A total of 114 companies accused of violations by the SEC reached settlements with the government in the first six months of 2011, setting a pace that could make this the second-highest year for corporate settlements since the passage of SOX nine years ago.
The number of company settlements jumped 43 per cent in the first half of 2011 from the previous year, while settlements with individuals declined 12 per cent to 230, according to NERA Economic Consulting’s biannual SEC Settlements Trends report.
While the make-up has shifted between companies and individuals, the total number of settlements is on track to slightly exceed the 681 reached in 2010.
The encouraging news for IROs is that company settlements for financial misstatements and corporate insider trading are down.

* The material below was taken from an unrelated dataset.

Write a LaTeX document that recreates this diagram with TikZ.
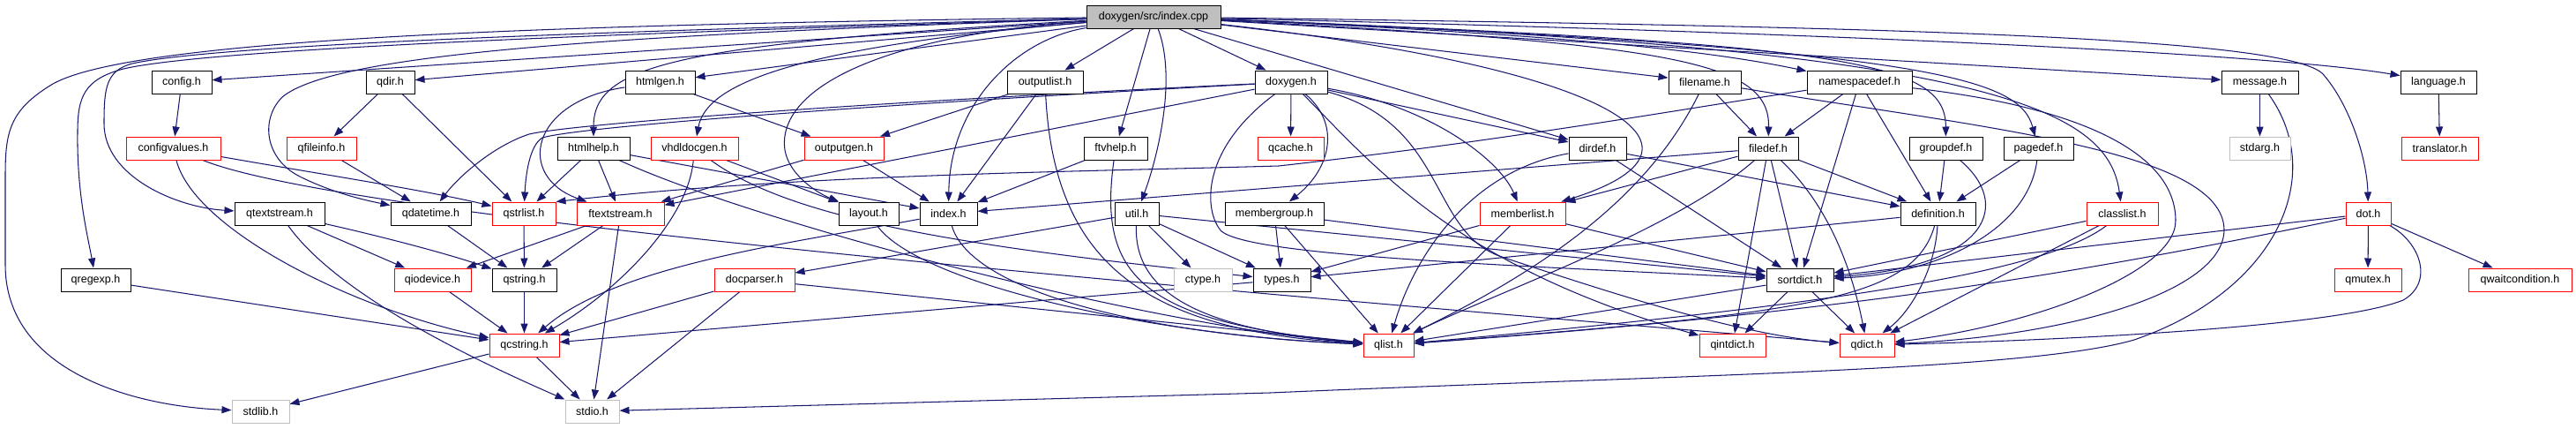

But other categories of violations, including bribery, (Foreign Corrupt Practices Act violations), misappropriation of client funds and trading and reporting violations are up.
Until an uptick in 2010, the total number of settlements had been steadily declining since 2003 when 889 settlements were reached in the first full year post-SOX.

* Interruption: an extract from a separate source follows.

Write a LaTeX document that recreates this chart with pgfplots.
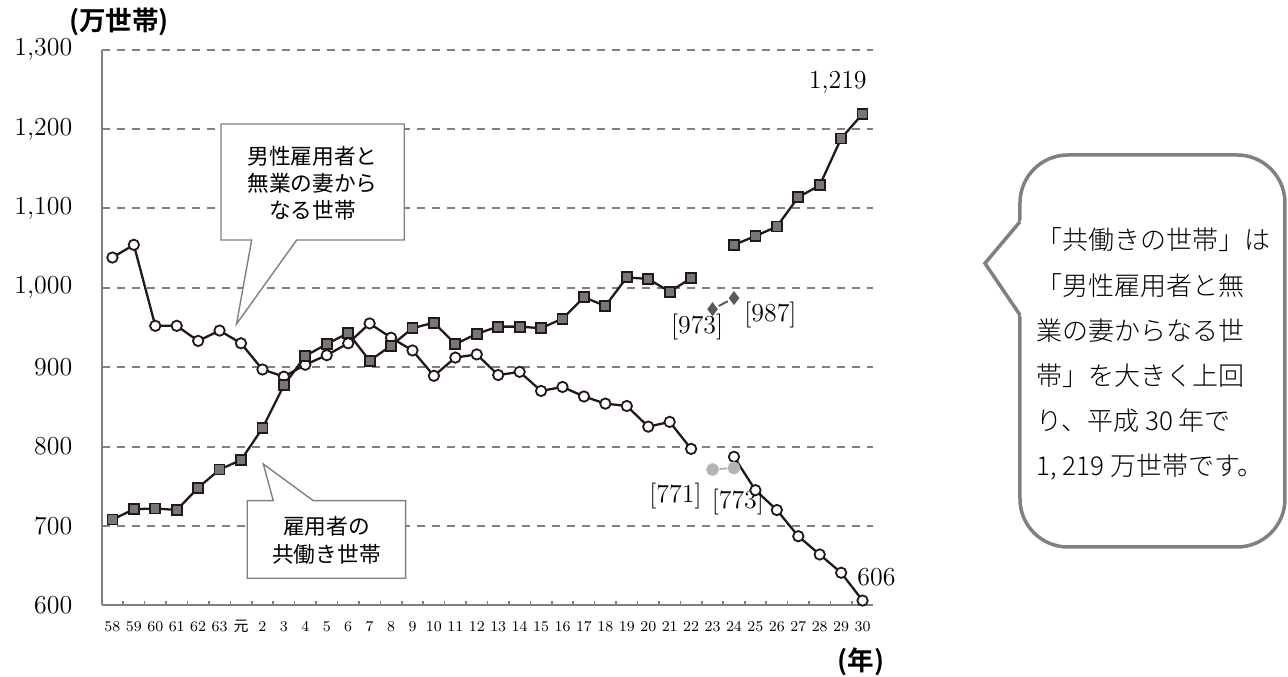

That year 222 defendant companies and 667 individuals settled with the SEC. The following year a record 250 companies reached settlements along with 587 individuals.
The average value of company settlements declined to $6 mn in the first half of 2011, down from an average of $18.5 mn in the post-SOX period 2003-2010, while the average individual settlement hit an all-time high of $4.48 mn.

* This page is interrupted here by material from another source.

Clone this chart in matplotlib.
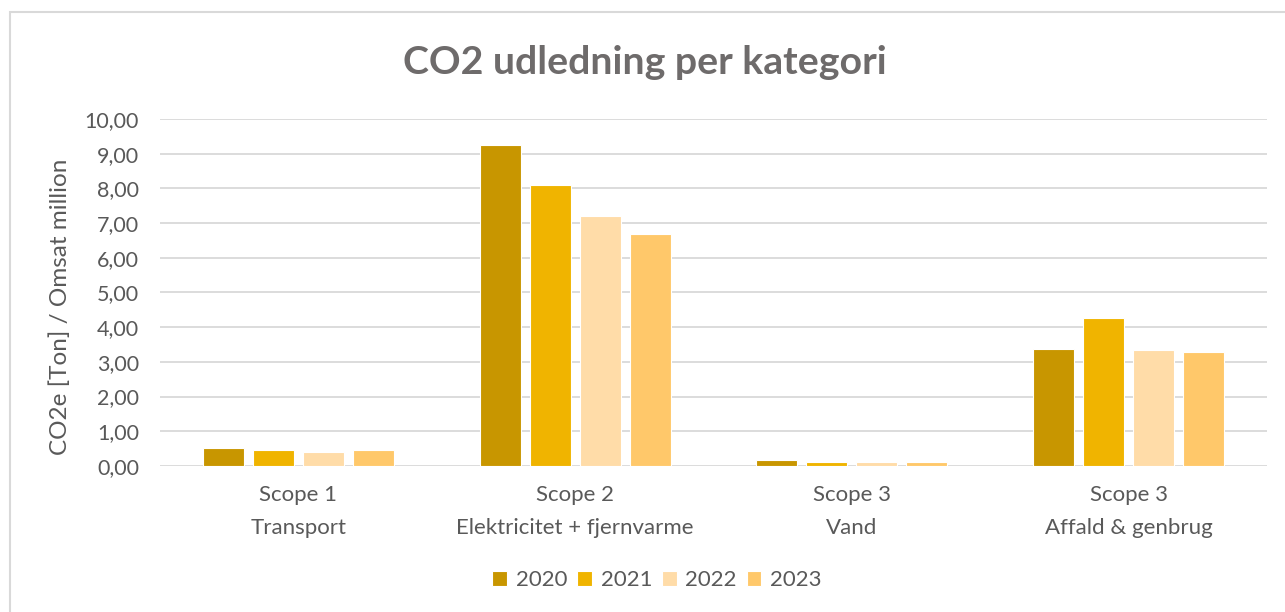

The individual fines were heavily skewed by several large individual judgments, including $310 mn and $44 mn judgments against individuals involved in two separate Ponzi schemes, a $54 mn settlement against a Pink Sheets company founder for backdating options and a $45 mn settlement against former Qwest CEO Joseph Nacchio for financial misstatements.
For individuals, the proportion of settlements that also included a monetary fine declined to 49.1 per cent from an average of 53.4 per cent during the post-SOX period 2003-2010, while company settlements that included a monetary fine increased to 56.1 per cent from an average of 54.4 per cent.
Settlements are usually the result of several years of investigation and litigation, so the actual number in any given year is not directly related to the enforcement actions taken in that year.